# Task goal:
Retype word for word the first line of the listing and each line after it up to the line with "grid = np.linspace(-3, 3, 200)", with the pictures taken out.

((

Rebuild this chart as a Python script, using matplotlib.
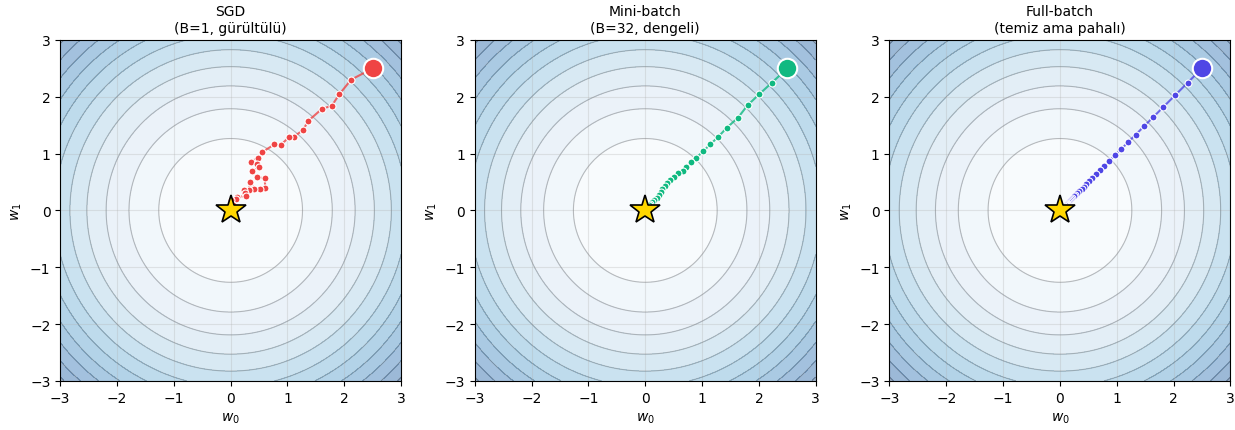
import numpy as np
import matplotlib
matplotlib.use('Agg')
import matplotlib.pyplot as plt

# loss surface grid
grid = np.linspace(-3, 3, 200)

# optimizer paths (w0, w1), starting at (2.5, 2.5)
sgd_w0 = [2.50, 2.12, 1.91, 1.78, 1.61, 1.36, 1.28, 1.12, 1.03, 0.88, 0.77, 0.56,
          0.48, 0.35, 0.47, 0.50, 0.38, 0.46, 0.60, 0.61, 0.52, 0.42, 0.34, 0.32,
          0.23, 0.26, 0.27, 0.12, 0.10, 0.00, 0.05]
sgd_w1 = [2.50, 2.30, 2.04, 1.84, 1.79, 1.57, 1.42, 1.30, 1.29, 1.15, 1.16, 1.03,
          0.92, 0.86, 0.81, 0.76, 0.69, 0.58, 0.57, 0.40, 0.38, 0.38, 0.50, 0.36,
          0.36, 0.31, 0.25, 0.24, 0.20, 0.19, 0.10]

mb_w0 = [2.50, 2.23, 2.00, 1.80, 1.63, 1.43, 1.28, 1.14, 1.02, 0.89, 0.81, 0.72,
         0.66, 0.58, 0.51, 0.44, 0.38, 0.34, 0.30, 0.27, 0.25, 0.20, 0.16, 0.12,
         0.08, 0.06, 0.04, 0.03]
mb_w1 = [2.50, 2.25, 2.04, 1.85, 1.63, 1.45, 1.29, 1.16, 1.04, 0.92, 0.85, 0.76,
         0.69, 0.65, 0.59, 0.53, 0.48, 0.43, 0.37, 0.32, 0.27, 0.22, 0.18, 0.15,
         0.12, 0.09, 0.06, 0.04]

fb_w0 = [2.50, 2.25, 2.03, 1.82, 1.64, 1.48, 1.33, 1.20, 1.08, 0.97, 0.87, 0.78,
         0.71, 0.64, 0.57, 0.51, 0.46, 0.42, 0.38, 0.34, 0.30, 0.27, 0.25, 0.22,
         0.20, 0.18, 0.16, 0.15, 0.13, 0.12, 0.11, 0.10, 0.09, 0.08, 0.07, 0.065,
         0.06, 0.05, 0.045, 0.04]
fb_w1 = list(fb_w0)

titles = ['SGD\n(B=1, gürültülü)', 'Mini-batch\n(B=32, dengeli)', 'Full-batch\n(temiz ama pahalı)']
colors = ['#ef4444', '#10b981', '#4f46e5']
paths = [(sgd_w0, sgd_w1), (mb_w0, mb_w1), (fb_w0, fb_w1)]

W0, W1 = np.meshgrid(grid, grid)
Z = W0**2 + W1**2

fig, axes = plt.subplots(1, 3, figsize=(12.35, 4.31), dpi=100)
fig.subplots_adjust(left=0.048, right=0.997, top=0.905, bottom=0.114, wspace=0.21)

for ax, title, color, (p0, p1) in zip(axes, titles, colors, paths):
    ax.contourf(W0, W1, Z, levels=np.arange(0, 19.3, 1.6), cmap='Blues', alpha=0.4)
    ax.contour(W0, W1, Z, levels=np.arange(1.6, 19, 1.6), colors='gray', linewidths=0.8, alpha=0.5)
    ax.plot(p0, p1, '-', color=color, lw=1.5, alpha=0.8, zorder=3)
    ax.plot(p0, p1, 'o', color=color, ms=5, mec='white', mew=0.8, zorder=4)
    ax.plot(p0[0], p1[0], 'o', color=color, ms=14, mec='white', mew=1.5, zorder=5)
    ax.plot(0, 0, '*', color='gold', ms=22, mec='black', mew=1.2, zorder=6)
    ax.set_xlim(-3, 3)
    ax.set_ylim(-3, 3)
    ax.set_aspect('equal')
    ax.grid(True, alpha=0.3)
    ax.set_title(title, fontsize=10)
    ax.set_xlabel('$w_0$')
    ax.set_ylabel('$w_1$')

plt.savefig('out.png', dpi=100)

))

# Final result:
Rebuild this chart as a Python script, using matplotlib.
import numpy as np
import matplotlib
matplotlib.use('Agg')
import matplotlib.pyplot as plt

# loss surface grid
grid = np.linspace(-3, 3, 200)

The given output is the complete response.